*PROBLEM TO WORK ON*: Show all lines from the data that include the word "this".

*PROVIDED INFORMATION*:

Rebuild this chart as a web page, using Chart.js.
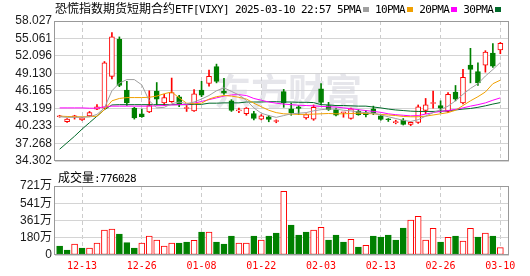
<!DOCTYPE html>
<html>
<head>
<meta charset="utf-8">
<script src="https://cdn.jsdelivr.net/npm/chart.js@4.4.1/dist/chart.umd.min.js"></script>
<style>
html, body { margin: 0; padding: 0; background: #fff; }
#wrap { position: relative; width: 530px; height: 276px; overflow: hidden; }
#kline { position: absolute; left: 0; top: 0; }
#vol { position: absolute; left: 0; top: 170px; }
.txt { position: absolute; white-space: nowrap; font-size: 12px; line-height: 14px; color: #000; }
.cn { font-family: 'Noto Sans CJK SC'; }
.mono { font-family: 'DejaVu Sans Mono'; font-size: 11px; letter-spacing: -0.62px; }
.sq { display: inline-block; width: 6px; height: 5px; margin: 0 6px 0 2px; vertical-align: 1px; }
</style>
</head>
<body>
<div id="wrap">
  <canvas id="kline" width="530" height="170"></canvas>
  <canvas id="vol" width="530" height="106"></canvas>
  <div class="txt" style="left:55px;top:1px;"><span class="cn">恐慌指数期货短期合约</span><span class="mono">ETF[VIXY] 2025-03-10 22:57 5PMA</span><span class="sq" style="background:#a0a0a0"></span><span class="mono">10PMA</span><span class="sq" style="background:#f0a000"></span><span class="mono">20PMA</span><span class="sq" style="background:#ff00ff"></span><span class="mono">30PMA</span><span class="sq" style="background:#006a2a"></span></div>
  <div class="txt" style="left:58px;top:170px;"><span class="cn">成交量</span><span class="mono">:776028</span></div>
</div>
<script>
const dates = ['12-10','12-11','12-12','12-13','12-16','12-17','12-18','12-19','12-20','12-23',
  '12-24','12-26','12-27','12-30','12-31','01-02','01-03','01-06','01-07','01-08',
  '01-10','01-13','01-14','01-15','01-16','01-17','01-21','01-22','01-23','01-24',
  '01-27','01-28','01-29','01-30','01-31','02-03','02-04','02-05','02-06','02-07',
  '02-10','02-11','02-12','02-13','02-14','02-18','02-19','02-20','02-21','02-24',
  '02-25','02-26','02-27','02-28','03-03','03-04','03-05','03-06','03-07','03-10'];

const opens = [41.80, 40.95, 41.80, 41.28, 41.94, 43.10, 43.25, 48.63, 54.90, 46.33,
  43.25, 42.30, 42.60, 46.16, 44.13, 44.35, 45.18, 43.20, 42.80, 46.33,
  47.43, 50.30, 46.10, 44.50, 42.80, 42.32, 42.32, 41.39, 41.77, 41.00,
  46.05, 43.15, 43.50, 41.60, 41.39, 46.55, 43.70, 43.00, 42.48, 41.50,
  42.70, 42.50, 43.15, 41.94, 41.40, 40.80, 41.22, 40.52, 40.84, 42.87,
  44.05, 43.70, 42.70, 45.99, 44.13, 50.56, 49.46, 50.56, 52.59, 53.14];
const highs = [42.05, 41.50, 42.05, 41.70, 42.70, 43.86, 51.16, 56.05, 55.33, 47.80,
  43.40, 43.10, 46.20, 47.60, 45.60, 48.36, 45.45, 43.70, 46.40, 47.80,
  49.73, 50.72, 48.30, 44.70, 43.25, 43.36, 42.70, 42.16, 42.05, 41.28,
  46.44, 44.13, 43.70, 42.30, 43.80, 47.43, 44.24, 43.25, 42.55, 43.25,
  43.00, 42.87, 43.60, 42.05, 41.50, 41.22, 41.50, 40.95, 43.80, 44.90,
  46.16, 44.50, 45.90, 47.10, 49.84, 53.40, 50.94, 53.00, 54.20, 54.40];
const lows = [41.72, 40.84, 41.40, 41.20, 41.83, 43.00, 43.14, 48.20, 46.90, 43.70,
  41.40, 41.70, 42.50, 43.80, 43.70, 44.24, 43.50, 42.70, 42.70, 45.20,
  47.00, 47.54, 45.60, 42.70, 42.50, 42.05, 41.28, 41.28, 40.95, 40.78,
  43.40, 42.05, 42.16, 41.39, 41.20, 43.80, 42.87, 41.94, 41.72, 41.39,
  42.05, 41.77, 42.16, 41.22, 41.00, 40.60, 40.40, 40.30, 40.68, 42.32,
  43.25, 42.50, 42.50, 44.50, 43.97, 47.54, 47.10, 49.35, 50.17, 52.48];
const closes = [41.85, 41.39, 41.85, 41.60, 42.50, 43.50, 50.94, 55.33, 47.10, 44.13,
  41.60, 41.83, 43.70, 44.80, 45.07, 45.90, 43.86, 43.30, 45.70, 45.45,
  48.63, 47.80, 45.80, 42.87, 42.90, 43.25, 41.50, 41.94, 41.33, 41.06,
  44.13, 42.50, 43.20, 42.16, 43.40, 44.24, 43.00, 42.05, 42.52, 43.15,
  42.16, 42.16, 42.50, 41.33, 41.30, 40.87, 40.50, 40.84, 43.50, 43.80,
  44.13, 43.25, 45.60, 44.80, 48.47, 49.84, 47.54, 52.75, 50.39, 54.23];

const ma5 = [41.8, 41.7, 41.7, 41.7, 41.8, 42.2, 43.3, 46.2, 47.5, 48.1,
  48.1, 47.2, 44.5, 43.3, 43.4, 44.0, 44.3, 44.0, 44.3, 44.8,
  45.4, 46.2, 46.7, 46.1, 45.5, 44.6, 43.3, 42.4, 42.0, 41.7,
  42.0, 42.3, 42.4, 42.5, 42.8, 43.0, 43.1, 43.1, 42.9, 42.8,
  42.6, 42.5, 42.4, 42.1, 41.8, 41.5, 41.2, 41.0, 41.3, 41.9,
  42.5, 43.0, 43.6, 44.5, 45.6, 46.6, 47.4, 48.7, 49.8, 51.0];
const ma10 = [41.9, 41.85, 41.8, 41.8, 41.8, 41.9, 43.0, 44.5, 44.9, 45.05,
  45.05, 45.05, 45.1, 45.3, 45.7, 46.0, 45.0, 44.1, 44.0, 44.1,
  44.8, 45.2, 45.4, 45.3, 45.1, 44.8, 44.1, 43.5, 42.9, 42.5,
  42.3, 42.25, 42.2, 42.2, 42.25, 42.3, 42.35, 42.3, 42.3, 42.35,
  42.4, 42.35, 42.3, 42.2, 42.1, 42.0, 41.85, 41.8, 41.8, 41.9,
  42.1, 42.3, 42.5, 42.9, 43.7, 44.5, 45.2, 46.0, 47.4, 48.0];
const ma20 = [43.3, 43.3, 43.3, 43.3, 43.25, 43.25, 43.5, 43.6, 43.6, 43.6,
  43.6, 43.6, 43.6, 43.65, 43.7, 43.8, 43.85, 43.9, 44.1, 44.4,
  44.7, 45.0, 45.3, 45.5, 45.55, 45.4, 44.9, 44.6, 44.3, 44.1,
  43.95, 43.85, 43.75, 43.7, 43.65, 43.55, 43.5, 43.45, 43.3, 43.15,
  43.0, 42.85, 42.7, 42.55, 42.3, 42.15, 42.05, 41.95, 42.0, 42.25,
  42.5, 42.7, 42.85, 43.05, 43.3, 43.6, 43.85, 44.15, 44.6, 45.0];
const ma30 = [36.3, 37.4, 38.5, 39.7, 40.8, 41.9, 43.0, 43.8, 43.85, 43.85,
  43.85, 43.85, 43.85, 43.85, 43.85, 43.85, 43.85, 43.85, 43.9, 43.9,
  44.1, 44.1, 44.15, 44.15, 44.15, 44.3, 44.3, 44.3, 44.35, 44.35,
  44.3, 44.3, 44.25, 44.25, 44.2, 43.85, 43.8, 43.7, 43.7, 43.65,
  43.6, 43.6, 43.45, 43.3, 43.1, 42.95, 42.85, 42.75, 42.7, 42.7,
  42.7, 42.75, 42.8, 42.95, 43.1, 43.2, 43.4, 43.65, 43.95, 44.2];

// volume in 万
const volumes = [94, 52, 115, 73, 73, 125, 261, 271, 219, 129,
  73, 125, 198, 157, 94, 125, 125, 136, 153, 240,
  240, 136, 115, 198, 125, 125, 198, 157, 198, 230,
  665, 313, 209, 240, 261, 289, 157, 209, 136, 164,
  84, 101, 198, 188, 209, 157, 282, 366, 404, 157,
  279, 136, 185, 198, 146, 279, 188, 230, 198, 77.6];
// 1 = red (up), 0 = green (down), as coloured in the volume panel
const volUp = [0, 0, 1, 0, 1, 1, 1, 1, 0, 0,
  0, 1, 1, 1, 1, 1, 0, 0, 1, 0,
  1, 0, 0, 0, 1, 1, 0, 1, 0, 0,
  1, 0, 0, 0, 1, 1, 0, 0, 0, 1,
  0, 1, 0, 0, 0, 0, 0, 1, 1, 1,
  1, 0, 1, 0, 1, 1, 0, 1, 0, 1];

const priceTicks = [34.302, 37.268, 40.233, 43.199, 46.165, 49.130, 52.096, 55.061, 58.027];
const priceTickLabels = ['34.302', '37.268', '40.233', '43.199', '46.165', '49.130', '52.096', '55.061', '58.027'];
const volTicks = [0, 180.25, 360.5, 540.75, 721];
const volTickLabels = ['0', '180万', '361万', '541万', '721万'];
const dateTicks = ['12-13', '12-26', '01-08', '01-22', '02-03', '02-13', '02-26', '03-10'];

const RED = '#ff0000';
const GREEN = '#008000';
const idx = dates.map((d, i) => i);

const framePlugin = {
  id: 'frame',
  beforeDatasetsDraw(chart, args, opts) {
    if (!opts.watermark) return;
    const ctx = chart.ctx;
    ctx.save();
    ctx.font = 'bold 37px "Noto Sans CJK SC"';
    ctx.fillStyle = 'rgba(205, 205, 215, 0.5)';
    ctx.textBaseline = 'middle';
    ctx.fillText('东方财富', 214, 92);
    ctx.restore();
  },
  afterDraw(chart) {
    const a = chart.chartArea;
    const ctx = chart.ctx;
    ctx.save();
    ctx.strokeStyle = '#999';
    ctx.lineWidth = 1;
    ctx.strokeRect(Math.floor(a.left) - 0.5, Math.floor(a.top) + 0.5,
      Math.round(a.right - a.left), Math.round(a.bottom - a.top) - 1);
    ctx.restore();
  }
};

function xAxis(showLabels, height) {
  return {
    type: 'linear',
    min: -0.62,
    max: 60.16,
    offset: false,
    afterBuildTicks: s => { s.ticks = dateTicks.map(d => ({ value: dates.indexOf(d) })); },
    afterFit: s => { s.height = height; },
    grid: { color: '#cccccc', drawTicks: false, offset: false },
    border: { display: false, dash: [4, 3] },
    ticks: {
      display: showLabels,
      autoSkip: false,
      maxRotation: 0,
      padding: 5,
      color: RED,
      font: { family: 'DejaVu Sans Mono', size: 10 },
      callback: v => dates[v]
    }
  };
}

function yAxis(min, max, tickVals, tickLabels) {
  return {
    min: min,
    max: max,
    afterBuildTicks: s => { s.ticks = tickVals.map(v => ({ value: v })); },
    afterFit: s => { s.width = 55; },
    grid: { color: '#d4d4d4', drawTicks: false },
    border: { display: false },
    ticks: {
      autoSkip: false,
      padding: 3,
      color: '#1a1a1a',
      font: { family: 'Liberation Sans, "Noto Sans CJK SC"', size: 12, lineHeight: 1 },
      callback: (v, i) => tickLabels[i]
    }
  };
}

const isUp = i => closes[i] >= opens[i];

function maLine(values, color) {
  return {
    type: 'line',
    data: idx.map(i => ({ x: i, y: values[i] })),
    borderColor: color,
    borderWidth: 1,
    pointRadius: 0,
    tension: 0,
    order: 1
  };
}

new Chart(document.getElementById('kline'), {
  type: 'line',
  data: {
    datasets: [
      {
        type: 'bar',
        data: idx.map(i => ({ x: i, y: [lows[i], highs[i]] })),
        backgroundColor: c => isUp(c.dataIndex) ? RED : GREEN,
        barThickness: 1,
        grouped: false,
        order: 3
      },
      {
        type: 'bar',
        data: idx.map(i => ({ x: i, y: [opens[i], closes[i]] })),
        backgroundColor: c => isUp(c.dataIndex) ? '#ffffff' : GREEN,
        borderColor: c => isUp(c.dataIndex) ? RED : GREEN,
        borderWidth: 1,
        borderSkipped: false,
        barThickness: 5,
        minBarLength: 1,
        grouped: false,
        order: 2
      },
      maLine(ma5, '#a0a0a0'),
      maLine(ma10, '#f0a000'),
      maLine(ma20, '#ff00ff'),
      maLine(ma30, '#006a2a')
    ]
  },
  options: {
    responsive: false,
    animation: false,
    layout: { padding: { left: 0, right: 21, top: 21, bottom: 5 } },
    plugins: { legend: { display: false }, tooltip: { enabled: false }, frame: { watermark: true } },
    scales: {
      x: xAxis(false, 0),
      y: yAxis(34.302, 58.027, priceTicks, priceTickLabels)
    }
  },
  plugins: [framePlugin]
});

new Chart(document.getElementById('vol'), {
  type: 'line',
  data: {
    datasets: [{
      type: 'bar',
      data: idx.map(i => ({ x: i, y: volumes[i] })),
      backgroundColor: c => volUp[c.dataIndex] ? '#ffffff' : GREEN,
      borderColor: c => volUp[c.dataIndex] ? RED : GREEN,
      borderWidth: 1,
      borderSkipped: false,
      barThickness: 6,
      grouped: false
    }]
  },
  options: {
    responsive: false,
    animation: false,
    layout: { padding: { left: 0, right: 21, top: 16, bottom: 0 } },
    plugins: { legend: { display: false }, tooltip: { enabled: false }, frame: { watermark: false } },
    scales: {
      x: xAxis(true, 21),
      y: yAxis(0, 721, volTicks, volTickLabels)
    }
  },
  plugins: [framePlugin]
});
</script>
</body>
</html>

---

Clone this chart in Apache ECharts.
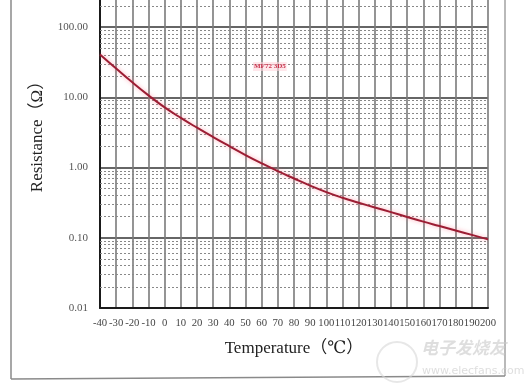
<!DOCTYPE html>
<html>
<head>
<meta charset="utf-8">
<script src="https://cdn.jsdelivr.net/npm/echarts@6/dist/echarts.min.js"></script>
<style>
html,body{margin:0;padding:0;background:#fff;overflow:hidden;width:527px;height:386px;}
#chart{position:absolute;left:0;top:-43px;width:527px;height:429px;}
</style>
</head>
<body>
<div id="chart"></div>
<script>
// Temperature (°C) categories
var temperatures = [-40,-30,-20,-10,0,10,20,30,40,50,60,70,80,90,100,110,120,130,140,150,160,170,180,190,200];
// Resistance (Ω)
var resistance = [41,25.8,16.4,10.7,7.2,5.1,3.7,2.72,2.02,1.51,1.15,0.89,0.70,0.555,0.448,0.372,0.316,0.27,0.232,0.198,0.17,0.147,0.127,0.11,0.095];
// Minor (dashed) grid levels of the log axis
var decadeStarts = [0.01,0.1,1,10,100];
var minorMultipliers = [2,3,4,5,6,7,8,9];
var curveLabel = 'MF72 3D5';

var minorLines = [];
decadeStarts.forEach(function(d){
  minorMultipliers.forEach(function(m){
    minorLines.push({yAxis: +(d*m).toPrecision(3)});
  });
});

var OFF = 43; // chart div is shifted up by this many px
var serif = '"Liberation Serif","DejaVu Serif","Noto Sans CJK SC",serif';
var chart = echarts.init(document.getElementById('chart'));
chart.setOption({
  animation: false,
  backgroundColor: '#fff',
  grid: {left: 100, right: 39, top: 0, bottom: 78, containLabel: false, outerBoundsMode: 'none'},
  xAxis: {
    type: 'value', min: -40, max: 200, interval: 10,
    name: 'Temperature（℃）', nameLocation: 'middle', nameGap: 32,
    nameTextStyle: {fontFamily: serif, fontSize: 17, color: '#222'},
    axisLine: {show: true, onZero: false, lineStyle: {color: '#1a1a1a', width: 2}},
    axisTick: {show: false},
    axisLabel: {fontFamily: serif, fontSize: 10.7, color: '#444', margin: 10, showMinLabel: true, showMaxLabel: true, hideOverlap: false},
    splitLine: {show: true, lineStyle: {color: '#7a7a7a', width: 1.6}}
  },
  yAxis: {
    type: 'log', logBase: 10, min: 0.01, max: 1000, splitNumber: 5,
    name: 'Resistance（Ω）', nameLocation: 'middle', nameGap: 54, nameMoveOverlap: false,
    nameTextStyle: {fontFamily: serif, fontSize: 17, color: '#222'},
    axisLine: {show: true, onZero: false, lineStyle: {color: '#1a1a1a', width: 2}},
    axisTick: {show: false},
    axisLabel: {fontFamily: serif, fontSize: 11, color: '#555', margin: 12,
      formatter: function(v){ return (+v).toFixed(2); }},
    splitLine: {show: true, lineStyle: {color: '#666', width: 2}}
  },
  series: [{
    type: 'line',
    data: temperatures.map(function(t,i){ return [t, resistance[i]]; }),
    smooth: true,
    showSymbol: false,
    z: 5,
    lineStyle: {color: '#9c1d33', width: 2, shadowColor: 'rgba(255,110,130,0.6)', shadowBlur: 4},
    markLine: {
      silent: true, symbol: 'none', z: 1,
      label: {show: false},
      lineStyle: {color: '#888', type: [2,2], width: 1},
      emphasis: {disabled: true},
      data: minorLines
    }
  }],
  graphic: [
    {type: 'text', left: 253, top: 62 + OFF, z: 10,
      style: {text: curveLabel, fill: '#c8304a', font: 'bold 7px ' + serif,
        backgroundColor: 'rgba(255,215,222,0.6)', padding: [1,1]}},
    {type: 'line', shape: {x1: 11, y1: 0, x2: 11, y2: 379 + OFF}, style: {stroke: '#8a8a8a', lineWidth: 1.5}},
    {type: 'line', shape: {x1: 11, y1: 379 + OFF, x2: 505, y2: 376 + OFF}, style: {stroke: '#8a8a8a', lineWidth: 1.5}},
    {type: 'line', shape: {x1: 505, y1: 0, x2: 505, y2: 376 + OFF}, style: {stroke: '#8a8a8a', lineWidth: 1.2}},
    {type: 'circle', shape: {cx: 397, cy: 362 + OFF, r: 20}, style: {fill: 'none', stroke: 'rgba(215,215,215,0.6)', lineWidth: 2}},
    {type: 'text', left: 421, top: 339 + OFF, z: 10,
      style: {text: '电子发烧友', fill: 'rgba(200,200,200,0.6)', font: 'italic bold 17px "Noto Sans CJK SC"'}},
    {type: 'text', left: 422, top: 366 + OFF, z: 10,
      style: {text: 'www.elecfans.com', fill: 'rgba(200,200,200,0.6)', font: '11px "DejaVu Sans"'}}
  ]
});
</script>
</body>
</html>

*TASK SOLUTION*:
Rebuild this chart as a web page, using Chart.js.
Clone this chart in Apache ECharts.
var OFF = 43; // chart div is shifted up by this many px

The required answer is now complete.